## Exercise directions:
Check each line below for the word "with", and copy those that have it.
::::::::::
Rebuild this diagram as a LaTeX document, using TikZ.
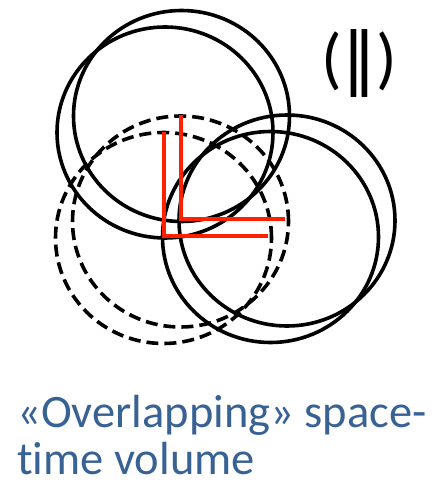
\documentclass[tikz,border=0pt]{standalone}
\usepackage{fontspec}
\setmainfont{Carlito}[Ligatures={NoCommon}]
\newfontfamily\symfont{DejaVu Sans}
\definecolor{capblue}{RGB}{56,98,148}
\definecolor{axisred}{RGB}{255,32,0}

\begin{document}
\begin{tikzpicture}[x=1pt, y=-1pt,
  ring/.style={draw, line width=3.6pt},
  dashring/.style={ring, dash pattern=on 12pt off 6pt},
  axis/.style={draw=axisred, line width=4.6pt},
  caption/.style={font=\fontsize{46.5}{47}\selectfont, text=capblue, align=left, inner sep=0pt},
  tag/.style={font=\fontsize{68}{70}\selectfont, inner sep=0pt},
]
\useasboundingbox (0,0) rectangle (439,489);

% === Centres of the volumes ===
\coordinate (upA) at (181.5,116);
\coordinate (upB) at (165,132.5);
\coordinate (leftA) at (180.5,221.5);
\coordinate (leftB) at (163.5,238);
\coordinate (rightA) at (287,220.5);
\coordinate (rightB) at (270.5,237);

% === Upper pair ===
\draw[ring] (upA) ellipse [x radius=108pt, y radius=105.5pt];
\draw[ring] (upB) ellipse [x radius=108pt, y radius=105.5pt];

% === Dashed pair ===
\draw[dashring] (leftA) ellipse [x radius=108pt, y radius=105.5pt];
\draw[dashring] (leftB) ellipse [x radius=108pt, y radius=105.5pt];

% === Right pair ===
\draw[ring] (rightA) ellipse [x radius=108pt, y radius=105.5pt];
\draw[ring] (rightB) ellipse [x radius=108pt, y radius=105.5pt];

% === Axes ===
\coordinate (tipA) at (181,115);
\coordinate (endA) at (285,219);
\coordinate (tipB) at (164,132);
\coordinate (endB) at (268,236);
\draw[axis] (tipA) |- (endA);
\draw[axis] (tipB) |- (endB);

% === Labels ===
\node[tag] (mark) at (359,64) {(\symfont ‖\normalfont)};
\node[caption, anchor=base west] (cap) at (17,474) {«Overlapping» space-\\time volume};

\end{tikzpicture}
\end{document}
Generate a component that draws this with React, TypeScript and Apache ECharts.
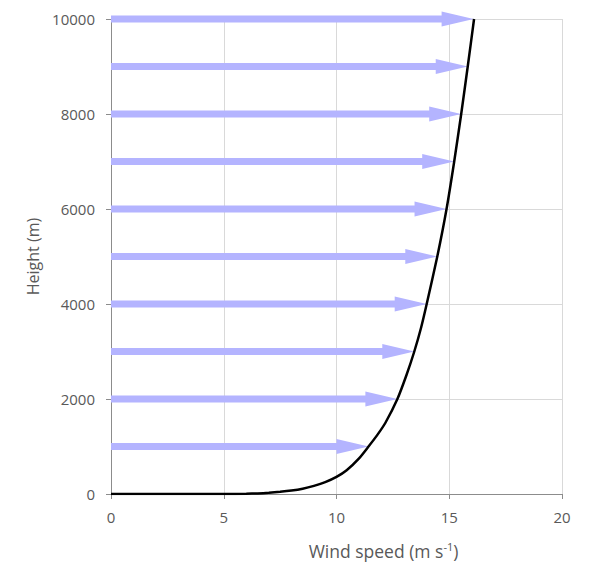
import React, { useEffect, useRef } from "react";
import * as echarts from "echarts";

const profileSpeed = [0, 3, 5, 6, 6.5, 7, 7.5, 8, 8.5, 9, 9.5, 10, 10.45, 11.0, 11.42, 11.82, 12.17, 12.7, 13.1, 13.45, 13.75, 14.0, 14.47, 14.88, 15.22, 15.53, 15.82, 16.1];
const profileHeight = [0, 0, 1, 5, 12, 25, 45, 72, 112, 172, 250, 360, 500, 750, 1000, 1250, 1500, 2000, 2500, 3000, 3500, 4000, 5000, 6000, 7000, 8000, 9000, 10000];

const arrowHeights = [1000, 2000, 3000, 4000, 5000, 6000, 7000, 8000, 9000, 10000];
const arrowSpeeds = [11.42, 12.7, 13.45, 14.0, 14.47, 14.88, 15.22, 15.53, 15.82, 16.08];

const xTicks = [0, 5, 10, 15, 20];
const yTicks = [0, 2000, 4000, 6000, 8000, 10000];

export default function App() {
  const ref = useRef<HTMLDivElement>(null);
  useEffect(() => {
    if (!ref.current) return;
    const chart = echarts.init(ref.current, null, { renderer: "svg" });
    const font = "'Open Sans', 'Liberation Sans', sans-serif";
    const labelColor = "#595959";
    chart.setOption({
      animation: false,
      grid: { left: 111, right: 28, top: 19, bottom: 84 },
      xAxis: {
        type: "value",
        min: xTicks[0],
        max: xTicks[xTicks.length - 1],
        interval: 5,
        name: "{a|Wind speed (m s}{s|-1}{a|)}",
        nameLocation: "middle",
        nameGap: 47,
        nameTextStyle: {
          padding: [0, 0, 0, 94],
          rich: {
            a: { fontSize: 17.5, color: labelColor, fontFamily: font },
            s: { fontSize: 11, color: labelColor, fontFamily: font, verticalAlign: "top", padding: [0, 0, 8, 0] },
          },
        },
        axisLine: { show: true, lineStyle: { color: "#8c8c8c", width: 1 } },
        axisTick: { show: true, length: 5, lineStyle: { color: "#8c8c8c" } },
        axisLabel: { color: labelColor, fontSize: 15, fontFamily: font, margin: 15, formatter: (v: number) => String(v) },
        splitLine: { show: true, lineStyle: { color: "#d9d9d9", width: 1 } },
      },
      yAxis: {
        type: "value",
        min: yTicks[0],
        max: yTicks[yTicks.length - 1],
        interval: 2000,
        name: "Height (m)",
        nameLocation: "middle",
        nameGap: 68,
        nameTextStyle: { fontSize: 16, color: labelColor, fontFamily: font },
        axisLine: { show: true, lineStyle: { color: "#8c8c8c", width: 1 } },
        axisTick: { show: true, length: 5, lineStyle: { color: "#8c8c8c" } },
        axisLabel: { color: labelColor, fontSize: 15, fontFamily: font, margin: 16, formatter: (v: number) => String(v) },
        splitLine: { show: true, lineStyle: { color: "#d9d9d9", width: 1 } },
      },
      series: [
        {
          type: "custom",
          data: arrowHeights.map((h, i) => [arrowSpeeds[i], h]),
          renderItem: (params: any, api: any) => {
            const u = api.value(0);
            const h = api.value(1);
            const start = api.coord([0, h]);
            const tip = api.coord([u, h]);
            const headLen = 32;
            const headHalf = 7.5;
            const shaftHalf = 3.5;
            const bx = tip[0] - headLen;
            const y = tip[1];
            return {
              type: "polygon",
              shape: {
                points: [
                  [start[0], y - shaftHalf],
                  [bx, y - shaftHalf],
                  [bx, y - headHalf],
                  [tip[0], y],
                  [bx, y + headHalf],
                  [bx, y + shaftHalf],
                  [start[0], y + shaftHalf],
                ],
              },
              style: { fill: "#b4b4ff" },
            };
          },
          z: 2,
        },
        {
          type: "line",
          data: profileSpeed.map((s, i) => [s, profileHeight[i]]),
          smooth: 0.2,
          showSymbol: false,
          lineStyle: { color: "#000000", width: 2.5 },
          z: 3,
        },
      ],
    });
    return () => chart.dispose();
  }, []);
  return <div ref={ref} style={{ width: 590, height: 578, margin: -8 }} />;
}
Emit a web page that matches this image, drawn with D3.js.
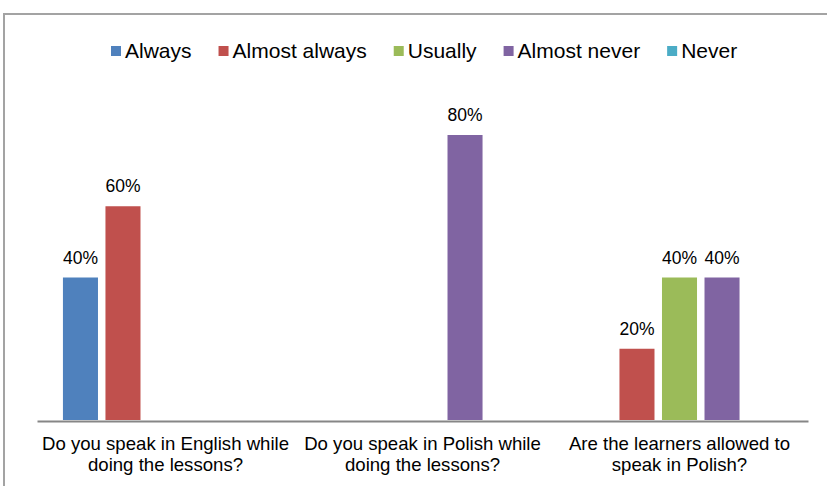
::::::::::
## Answer for the task:
Generate a component that draws this with React, TypeScript and Apache ECharts.
Emit a web page that matches this image, drawn with D3.js.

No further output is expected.